____ Available data

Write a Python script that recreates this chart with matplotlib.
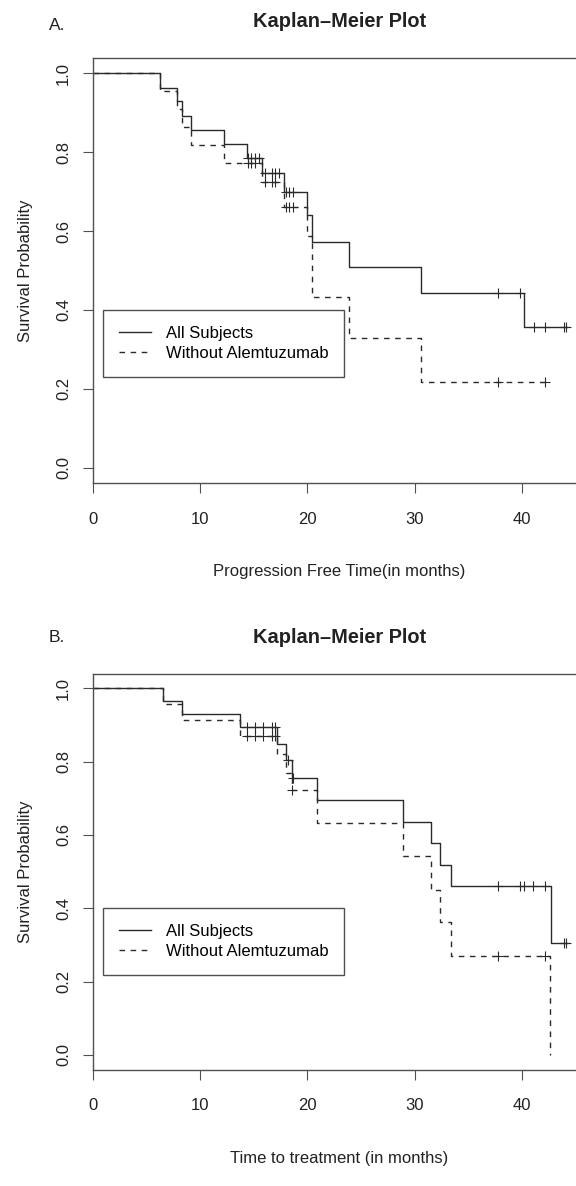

________
____ Available data

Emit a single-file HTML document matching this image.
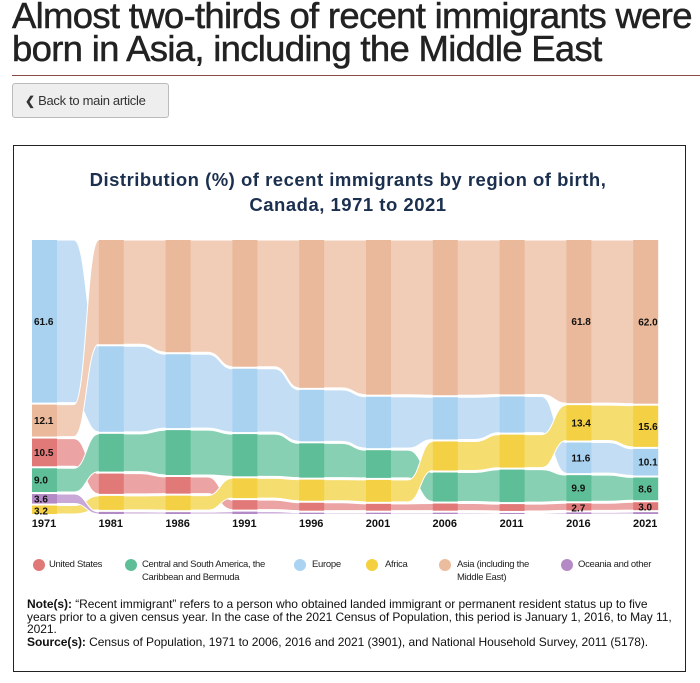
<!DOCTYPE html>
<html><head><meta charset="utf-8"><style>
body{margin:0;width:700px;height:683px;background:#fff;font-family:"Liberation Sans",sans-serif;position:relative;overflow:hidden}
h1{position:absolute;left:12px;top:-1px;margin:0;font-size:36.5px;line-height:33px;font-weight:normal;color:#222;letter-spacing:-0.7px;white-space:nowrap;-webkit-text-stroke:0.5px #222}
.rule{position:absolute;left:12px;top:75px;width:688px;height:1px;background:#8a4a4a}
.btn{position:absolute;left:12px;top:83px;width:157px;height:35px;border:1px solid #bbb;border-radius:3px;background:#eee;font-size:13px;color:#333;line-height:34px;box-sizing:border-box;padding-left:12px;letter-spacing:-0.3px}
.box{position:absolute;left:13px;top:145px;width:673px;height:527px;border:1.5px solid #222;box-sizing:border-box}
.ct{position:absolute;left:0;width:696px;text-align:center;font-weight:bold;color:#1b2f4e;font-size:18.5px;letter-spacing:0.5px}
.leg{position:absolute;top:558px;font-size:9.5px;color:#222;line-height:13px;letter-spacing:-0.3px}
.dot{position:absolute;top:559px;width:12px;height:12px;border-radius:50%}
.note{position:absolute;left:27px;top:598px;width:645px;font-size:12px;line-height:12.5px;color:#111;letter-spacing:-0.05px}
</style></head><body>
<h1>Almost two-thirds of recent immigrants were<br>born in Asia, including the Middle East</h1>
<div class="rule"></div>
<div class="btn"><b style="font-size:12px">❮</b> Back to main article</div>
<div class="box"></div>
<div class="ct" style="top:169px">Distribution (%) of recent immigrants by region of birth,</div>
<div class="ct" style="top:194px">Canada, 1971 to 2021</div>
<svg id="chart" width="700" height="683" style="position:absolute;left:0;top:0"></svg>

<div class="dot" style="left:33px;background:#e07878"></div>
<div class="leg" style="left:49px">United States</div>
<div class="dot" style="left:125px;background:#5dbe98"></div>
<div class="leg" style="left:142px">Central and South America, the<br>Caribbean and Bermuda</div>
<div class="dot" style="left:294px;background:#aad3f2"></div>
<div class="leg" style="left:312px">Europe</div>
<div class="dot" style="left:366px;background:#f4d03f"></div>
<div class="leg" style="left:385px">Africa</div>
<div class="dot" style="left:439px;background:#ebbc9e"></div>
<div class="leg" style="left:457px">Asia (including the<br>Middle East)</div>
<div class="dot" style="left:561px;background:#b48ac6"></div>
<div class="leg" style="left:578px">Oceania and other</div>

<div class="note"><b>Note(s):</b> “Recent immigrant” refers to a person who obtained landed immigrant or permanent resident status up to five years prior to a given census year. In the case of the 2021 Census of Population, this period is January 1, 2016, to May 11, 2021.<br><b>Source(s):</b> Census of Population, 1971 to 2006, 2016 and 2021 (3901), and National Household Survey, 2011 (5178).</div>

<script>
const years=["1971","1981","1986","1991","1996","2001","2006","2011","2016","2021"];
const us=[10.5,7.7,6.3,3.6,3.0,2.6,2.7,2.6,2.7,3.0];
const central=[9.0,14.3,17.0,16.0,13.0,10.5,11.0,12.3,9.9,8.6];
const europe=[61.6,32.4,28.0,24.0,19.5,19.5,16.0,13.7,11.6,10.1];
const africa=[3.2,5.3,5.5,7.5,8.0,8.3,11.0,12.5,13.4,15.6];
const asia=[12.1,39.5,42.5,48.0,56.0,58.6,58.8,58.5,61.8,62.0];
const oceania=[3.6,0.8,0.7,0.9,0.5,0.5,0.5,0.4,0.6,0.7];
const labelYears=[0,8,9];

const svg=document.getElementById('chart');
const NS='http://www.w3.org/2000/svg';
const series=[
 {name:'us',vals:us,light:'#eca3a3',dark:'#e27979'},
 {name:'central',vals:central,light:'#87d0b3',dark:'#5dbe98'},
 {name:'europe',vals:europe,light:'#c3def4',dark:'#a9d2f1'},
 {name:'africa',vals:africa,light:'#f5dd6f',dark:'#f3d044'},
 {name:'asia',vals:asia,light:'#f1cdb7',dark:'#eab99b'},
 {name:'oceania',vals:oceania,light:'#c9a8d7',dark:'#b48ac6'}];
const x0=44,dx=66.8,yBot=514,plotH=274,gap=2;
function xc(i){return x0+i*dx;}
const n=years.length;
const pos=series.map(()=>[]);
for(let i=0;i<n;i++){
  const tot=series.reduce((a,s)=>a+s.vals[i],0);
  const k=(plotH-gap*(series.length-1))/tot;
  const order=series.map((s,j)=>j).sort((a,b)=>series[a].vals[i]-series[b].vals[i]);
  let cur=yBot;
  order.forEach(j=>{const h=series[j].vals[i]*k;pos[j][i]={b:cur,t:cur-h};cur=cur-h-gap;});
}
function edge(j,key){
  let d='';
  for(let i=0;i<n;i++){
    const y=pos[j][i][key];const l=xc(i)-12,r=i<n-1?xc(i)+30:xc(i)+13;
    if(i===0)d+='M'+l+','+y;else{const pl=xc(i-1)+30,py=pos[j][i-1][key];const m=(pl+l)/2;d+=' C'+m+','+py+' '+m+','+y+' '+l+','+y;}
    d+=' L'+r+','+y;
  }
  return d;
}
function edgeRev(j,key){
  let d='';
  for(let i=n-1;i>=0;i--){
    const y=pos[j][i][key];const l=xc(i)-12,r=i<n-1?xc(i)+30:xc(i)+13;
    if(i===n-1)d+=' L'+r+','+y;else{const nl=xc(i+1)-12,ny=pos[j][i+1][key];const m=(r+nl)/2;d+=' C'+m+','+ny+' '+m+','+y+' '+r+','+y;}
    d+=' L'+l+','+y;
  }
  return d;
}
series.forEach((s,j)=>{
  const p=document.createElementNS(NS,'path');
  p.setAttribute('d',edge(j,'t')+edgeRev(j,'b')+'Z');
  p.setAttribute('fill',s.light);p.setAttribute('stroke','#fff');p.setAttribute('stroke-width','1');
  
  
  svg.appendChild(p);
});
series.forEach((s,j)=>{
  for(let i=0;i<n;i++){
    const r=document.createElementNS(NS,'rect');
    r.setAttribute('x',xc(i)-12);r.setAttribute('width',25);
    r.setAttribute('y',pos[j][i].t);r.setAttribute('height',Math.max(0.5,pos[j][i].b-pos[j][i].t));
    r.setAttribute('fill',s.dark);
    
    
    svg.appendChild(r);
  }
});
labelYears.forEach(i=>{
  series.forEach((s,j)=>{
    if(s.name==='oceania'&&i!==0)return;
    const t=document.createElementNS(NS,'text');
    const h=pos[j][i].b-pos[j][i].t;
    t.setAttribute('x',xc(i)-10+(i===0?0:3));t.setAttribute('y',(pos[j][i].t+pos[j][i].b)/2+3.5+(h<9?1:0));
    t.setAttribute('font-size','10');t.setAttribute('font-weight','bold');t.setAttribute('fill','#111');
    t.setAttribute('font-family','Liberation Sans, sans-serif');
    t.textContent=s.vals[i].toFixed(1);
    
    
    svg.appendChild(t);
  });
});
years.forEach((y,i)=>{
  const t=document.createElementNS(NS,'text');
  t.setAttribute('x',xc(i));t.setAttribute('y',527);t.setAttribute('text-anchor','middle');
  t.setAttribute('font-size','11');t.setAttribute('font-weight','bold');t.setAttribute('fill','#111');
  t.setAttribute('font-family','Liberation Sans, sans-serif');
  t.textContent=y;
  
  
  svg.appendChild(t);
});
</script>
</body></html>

________

Task instructions: Collect each line holding the string "document".

Solution to this exercise:
Emit a single-file HTML document matching this image.
const svg=document.getElementById('chart');
  const p=document.createElementNS(NS,'path');
    const r=document.createElementNS(NS,'rect');
    const t=document.createElementNS(NS,'text');
  const t=document.createElementNS(NS,'text');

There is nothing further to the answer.